Suppose $H : X \times I \to Y$ is a homotopy from $h$ to $h'$, and $K : Y \times I \to Z$ is a homotopy from $k$ to $k'$. Define a map $F : X \times I \to Z$ by $$\begin{equation} F(x,t)=K(H(x,t),t). \end{equation}$$ It is clear that $F$ is continuous, and $$\begin{equation} F(x,0) = K(H(x,0),0) = K(h(x),0) = k(h(x)), \end{equation}$$ $$\begin{equation} F(x,1) = K(H(x,1),1) = K(h'(x),1) = k'(h'(x)). \end{equation}$$ Thus, $F$ is a homotopy from $k \circ h$ to $k' \circ h'$, as desired.

This problem is a special case of the next problem. So we only prove the next problem.

(a) We will prove that any star-shaped subset of $\mathbb{R}^n$ is contractible, which includes $I$ and $\mathbb{R}$ as special cases. Suppose $X \subseteq \mathbb{R}^n$ is star-shaped with respect to a point $x_0 \in X$. Define a homotopy $H : X \times I \to X$ by $$\begin{equation} H(x,t) = (1-t)x + t x_0. \end{equation}$$ It is clear that $H$ is continuous, and $$\begin{equation} H(x,0) = x, \end{equation}$$ $$\begin{equation} H(x,1) = x_0. \end{equation}$$ Thus, $H$ is a homotopy from the identity map on $X$ to the constant map at $x_0$, showing that $X$ is contractible.

(b) Let $X$ be a contractible space. For any two points $x_1, x_2 \in X$, since the identity map on $X$ is nullhomotopic, there exists a homotopy $H : X \times I \to X$ such that $$\begin{equation} H(x,0) = x, \end{equation}$$ $$\begin{equation} H(x,1) = x_0, \end{equation}$$ for some fixed point $x_0 \in X$. Define a path $\gamma : I \to X$ by $$\begin{equation} \gamma(t) = \begin{cases} H(x_1, 2t), & \text{if } 0 \leq t \leq \frac{1}{2}, \\ H(x_2, 2-2t), & \text{if } \frac{1}{2} \leq t \leq 1. \end{cases} \end{equation}$$ It is clear that $\gamma$ is continuous, and $\gamma(0) = x_1$, $\gamma(1) = x_2$. Thus, $X$ is path connected.
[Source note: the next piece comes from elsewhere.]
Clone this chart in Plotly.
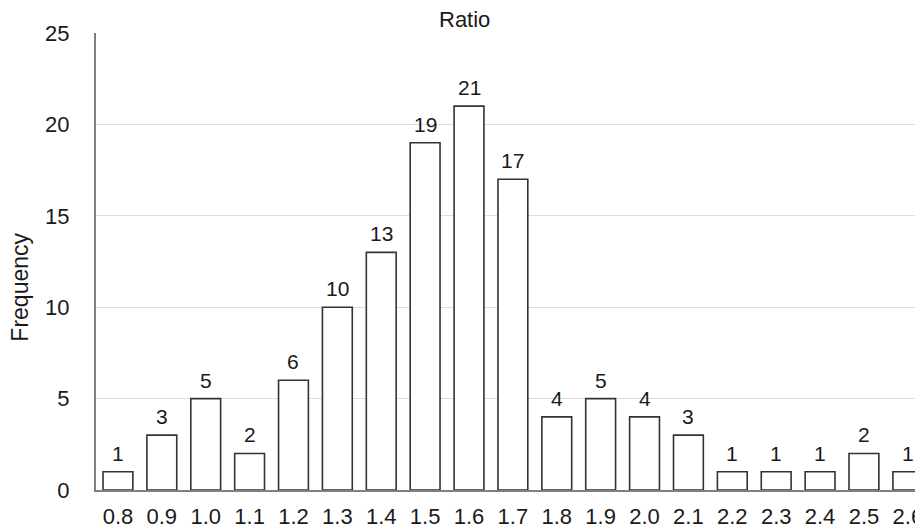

(c) Let $Y$ be a contractible space, and let $f, g : X \to Y$ be any two continuous maps. Since the identity map on $Y$ is nullhomotopic, there exists a homotopy $H : Y \times I \to Y$ such that $$\begin{equation} H(y,0) = y, \end{equation}$$ $$\begin{equation} H(y,1) = y_0, \end{equation}$$ for some fixed point $y_0 \in Y$. Define a homotopy $F : X \times I \to Y$ by $$\begin{equation} F(x,t) = \begin{cases} H(f(x), 2t), & \text{if } 0 \leq t \leq \frac{1}{2}, \\ H(g(x), 2-2t), & \text{if } \frac{1}{2} \leq t \leq 1. \end{cases} \end{equation}$$ It is clear that $F$ is continuous (use the pasting lemma [Theorem 18.3]), and $$\begin{equation} F(x,0) = f(x), \end{equation}$$ $$\begin{equation} F(x,1) = g(x). \end{equation}$$ Thus, $F$ is a homotopy from $f$ to $g$, showing that $[X, Y]$ has a single element.

(d) Let $X$ be a contractible space and $Y$ be a path connected space. Let $f, g : X \to Y$ be any two continuous maps. Since $X$ is contractible, there exists a homotopy $H : X \times I \to X$ such that $$\begin{equation} H(x,0) = x, H(x,1) = x_0, \end{equation}$$
for some fixed point $x_0 \in X$. Since $Y$ is path connected, there exists a path $\gamma : I \to Y$ such that $$\begin{equation} \gamma(0) = f(x_0), \gamma(1) = g(x_0). \end{equation}$$
Define a homotopy $F : X \times I \to Y$ by $$\begin{equation} F(x,t) = \begin{cases} f(H(x, 3t)), & \text{if } 0 ≤ t ≤ \frac{1}{3}, \\ \gamma(3t-1), & \text{if } \frac{1}{3} ≤ t ≤ \frac{2}{3}, \\ g(H(x, 3-3t)), & \text{if } \frac{2}{3} ≤ t ≤ 1. \end{cases} \end{equation}$$ It is clear that $F$ is continuous (use the pasting lemma [Theorem 18.3]), and $$\begin{equation} F(x,0) = F(H(x,0)) = f(x), \end{equation}$$ $$\begin{equation} F(x,1) = F(H(x,0)) = g(x). \end{equation}$$ Thus, $F$ is a homotopy from $f$ to $g$, showing that $[X, Y]$ has a single element.